We flew south to the Okavango Delta and spent our last three nights at Duba Plains camp. The roads at Duba are bumpy, and torturous, and there are incredibly deep water crossings. The reward for getting through the mud and water in the Land Rover is some wonderful wildlife viewing on the open plains that lie close to the camp. Buffalo, elephant, red lechwe, tsessebe and lions are all to be found here. Birding is exceptional too, with flocks of waterfowl abundant, as well as herons, egrets and a good number of birds of prey too. The open terrain makes for excellent viewing opportunities and in this regard we weren’t disappointed. Mating lions, and then a lion hunt were some of the highlights.
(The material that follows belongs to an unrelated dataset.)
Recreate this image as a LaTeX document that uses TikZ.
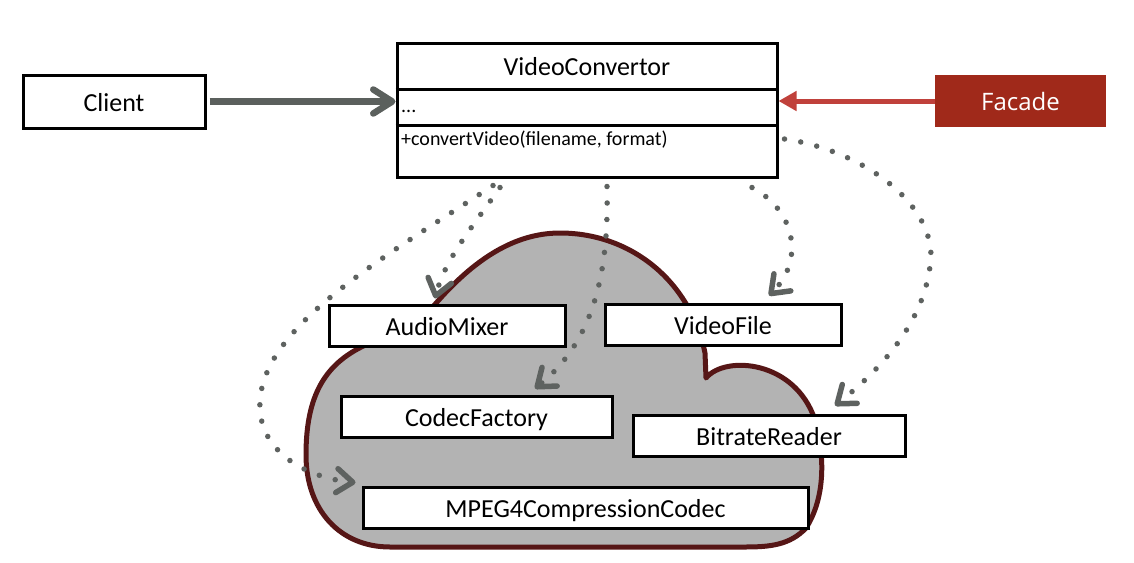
\documentclass[tikz,border=0pt]{standalone}
\usepackage{fontspec}
\setmainfont{Carlito}
\newfontfamily\facadefont{Open Sans}
\usetikzlibrary{arrows.meta,calc}
\definecolor{arrowgray}{HTML}{5B605D}
\definecolor{dotgray}{HTML}{5E6260}
\definecolor{cloudfill}{HTML}{B3B3B3}
\definecolor{cloudline}{HTML}{561616}
\definecolor{facadered}{HTML}{A0291A}
\definecolor{linkred}{HTML}{C0413B}
\begin{document}
\begin{tikzpicture}[x=1pt,y=-1pt,
  clsbox/.style={draw=black,line width=3pt,fill=white,minimum height=41pt,inner sep=0pt,
    text height=19pt,text depth=0pt,font=\fontsize{26}{30}\selectfont},
  bigtext/.style={inner sep=0pt,font=\fontsize{26}{30}\selectfont},
  smalltext/.style={inner sep=0pt,font=\fontsize{20}{24}\selectfont},
  dotlink/.style={draw=dotgray,line width=5.5pt,line cap=round,dash pattern=on 0pt off 16.5pt,
    -{Straight Barb[length=16pt,width=24pt,round]}},
  cloudshape/.style={draw=cloudline,fill=cloudfill,line width=5pt,line join=round}]
\useasboundingbox (0,0) rectangle (1134,562);

% cloud
\path[cloudshape]
 (706,378) .. controls (725,355) and (795,360) .. (815,420)
 .. controls (826,460) and (824,500) .. (806,528)
 .. controls (790,545) and (770,547) .. (745,547)
 -- (390,547)
 .. controls (340,547) and (306,510) .. (306,455)
 .. controls (306,395) and (325,362) .. (370,343)
 -- (431,309)
 .. controls (468,265) and (510,233) .. (560,233)
 .. controls (630,233) and (690,280) .. (705,353)
 -- cycle;

% main boxes
\node[draw=black,line width=3pt,fill=white,minimum width=182pt,minimum height=53pt,inner sep=0pt,
  text height=19pt,text depth=0pt,font=\fontsize{26}{30}\selectfont] (client) at (114,101.5) {Client};
\node[draw=black,line width=3pt,fill=white,minimum width=380pt,minimum height=134pt,inner sep=0pt] (vc) at (587,110) {};
\draw[line width=3pt] ([yshift=-48pt]vc.north west) -- ([yshift=-48pt]vc.north east);
\draw[line width=3pt] ([yshift=-84pt]vc.north west) -- ([yshift=-84pt]vc.north east);
\node[bigtext,anchor=base] (vctitle) at (587,75) {VideoConvertor};
\node[smalltext,anchor=base west] (vcattr) at (401,112) {...};
\node[smalltext,anchor=base west] (vcop) at (401,145) {+convertVideo(filename, format)};
\node[fill=facadered,minimum width=171pt,minimum height=52pt,inner sep=0pt,text=white,
  text height=18pt,text depth=0pt,font=\facadefont\fontsize{24}{28}\selectfont] (facade) at (1020.5,101) {Facade};

% subsystem classes
\node[clsbox,minimum width=236pt] (am) at (447,325.5) {AudioMixer};
\node[clsbox,minimum width=236pt] (vf) at (723,324.5) {VideoFile};
\node[clsbox,minimum width=271pt] (cf) at (476.5,416.5) {CodecFactory};
\node[clsbox,minimum width=272pt] (br) at (769,435.5) {BitrateReader};
\node[clsbox,minimum width=445pt] (mp) at (585.5,507.5) {MPEG4CompressionCodec};

% solid arrows
\draw[draw=arrowgray,line width=6.5pt,shorten <=3pt,-{Straight Barb[length=19pt,width=24pt,round]}]
  (client.east) -- (client.east -| vc.west);
\draw[draw=linkred,line width=5pt,-{Triangle[length=18pt,width=19pt]}]
  (facade.west) -- (facade.west -| vc.east);

% dotted dependencies
\draw[dotlink] ([xshift=-87pt,yshift=-9pt]vc.south) .. controls (470,230) and (445,260) .. ([xshift=-12pt,yshift=5pt]am.north);
\draw[dotlink] ([xshift=-94pt,yshift=-7pt]vc.south) .. controls (380,260) and (255,330) .. (260,410)
  .. controls (263,455) and (310,478) .. ([xshift=-6pt,yshift=3pt]mp.north west);
\draw[dotlink] ([xshift=20pt,yshift=-8pt]vc.south) .. controls (609,270) and (595,340) .. ([xshift=58.5pt,yshift=6pt]cf.north);
\draw[dotlink] ([xshift=165pt,yshift=-9pt]vc.south) .. controls (795,210) and (805,260) .. ([xshift=46pt,yshift=7pt]vf.north);
\draw[dotlink] ([xshift=6pt,yshift=-29pt]vc.east) .. controls (860,150) and (930,200) .. (931,255)
  .. controls (928,320) and (880,370) .. ([xshift=66pt,yshift=8pt]br.north);
\end{tikzpicture}
\end{document}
The lions were moving around the edges of a buffalo herd, but never quite managed to separate a buffalo from the herd. Instead they snatched a young red lechwe which wasn’t nearly enough food for all seven of them. We were also treated to the sight of these swamp lions leaping over a small channel as they kept following along behind the buffalo. On another afternoon we watched 3 lionesses stalk to within a few metres of a large, solitary buffalo bull, but at the last moment, the lionesses decided that the bull was too dangerous and pulled out of a direct attack.
Our very last morning at Duba produced more special sightings when we came across some lionesses with three young cubs playing on an island in the shallow water.
This summer safari turned out to be an unusual one with regard to predator sightings in that whilst we didn’t see leopard or cheetah, we did have lion sightings of exceptional quality. We also enjoyed some wonderful summer skies, with dramatic cloud-build ups adding colour and depth to our viewing. Exceptional summer birds added still more colour and interest to the experience. Combined with the bright green-grass landscapes, it all made for an excellent photographic safari and one that left me with good memories all around.